Slifkin has a pair of degrees from Oxford, symbols of what people say is his extremely sharp intellect.
He was one of 2008's 'Lawyers You Need to Know in Securities Litigation.' Slifkin's bio boasts he's handled 'numerous high profile matters for some of the largest corporations in the world,' name-checking Alcoa and Morgan Stanley.
Slifkin had an eventful January. A New York state supreme court judge granted a Morgan Stanley motion for summary judgment against Discovery, ruling the credit card company owed its former parent $800 million from an earlier antitrust settlement with Visa and Mastercard. But even brilliant litigators take hits, and Slifkin and Cravath legend Paul Sanders lost a huge and long-running securities fraud trial brought against their client, Vivendi. Of course, that only means more work for Slifkin -- Vivendi plans to appeal.
Bill Whelan currently serves as the Practice Lead of Cravath's Securities Group and its managing partner for Administration.
His bio notes he has spent the last 15 years devoting 'a substantial amount of his time to representing issuers and investment banks' in IPOs and debt and equity offerings.
Though the traffic of IPOs obviously slowed considerably in the last year, Whelan has already been a part of what everyone hopes will be a resurgence in 2010 -- he represented Symetra Financial Corp., a company partly owned by Berkshire Hathaway, in its January IPO.
John White serves as Co-Chair of the firm's Corporate Governance and Board advisory practice.

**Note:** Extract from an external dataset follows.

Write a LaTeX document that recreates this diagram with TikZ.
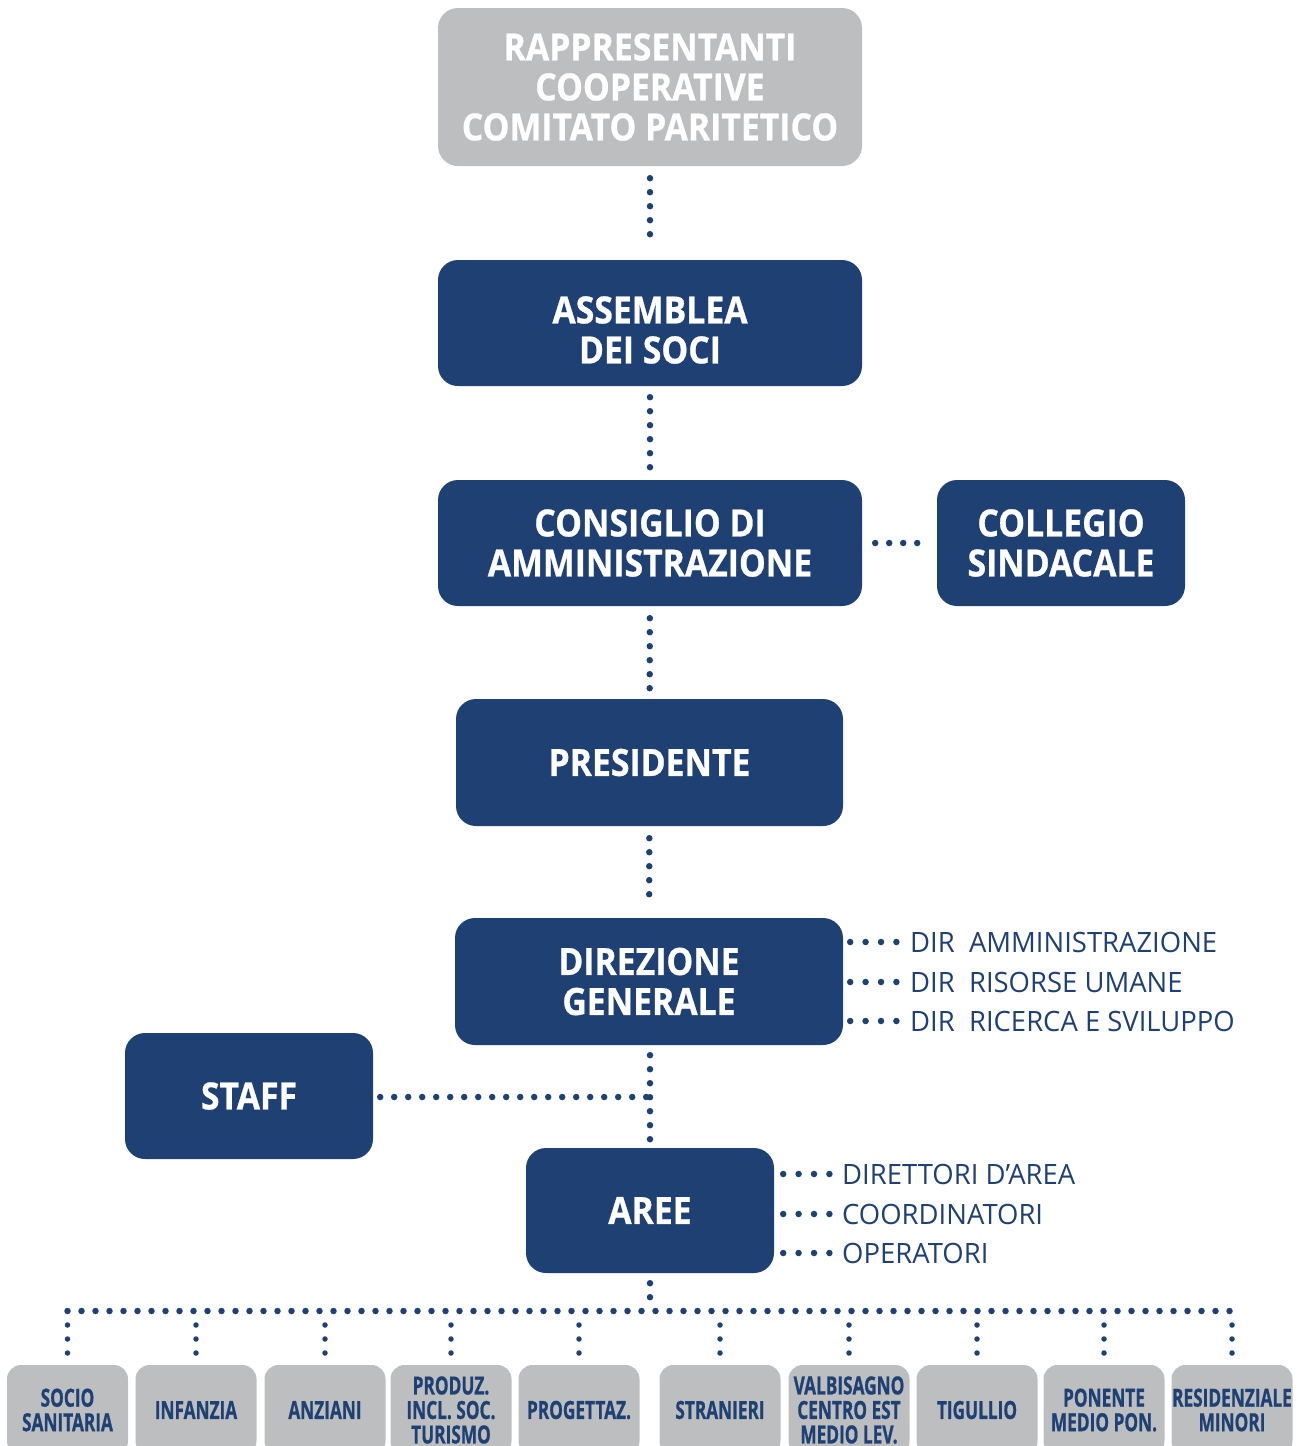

He has also served as recruiting partner and corporate department head.
White took a brief break from Cravath from 2006 to 2008 to work at the SEC, where he served as the Director of the Division of Corporation Finance, playing, his bio says 'an integral role in the SEC's response to the various market crises in 2008.' A sojourn to an influential position at the SEC certainly solidifies one's 'powerful' status upon return to the firm.
A corporate partner who worked on the opposite side of a securities offering with White describes him as both nice and easygoing -- qualities sometimes not expected, but always appreciated, from an influential partner at Cravath.